Pero sin entrar en más detalles ni llegar a valorar aquello, lo que nos encontramos hoy en día es muy distinto. ¿Qué les contamos a nuestros herederos de afición de hoy? ¿Qué les decimos? ¿Que nuestra fiesta de los toros está dando sus últimos estertores? ¿Que esa fiesta que nos deslumbró de niños, que nos maravilló de adolescentes y que nos enamoró de mayores ha sido desplazada a codazos por un vulgar sucedáneo? Ahora hay que empezar explicando a los niños que esas cosas raras que llevan en los pitones son unas fundas para que no les echen el toro para atrás en el reconocimiento, y que se le quitan y ponen previo paso por el mueco; que en el transporte les administran la dosis justa de tranquilizante, que a veces es más de la justa y provoca el triste espectáculo de ver a un toro tambaleándose por el ruedo como si tuviera una curda de impresión.

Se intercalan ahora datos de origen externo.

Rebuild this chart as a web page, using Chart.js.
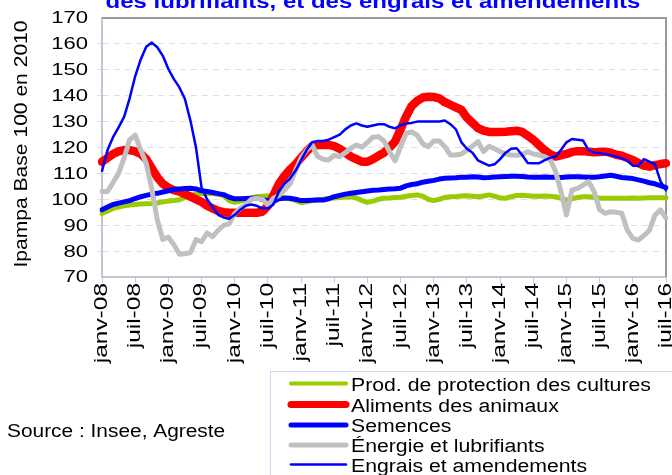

Lo que antes eran ídolos, los toreros, ahora son muñecotes obsesionados por cortar orejas y rabos, como si hubieran sido poseídos por el espíritu de Jack el Destripador. ¿Qué hazañas puedo contar de los matadores de hoy? ¿Que en un año toreó quinientas corridas conduciendo su avioneta particular o una moto de gran cilindrada que a veces también utilizaba en el segundo tercio? Resulta difícil hacerles comprender que a los toros ahora se va a ver si salta la liebre. El aficionado a la fiesta de los toros de antes, de unos quince o veinte años para atrás, o quizás más, se ha tenido que olvidar de ir a ver toros, buenos, malos o regulares, pero toros a los que el torero tenía que poder, someter y, si podía, torear con arte y al que había que ver en el caballo. Ahora el fenómeno más fenómeno es ése al que le sale un burro parado y a base de trapazos le hace seguir el trapo rojo, haya o no cumplido en el caballo y haya sido lidiado o no con el capote por el matador de turno. Un fenómeno muy aplaudido por los nuevos aficionados y prensa del movimiento, que lo explican con esa falacia de ir de menos a más.
A mi se me hace muy difícil explicar por qué voy a los toros en la actualidad, sobre todo cuando tarde tras tarde me siento engañado y defraudado. Se me hace muy difícil tirar de mis hijos para llevarles a los toros, porque cuando se acaba el deslumbramiento de los trajes de luces, de los picadores dando vueltas y vueltas con el caballo antes de la corrida, y de lo que llaman “el ambiente de los toros”, todo se viene abajo cuando sale el toro que se desmorona por la arena a las primeras de cambio y cuando su oponente es un señorito que pone posturas y que no hace nada que pueda emocionar a nadie, porque el dar pases y pases no emociona, pero el torear… ¡Ay, el torear!: el torear te hace perder la cabeza. Y la pierdes tanto, que por verlo de tarde en tarde, eres capaz de aguantar basura y más basura. Eso sí, lo complicado es hacerlo entender a tus herederos de afición y que se apunten a tu secta de locos. Feliz Año a todos.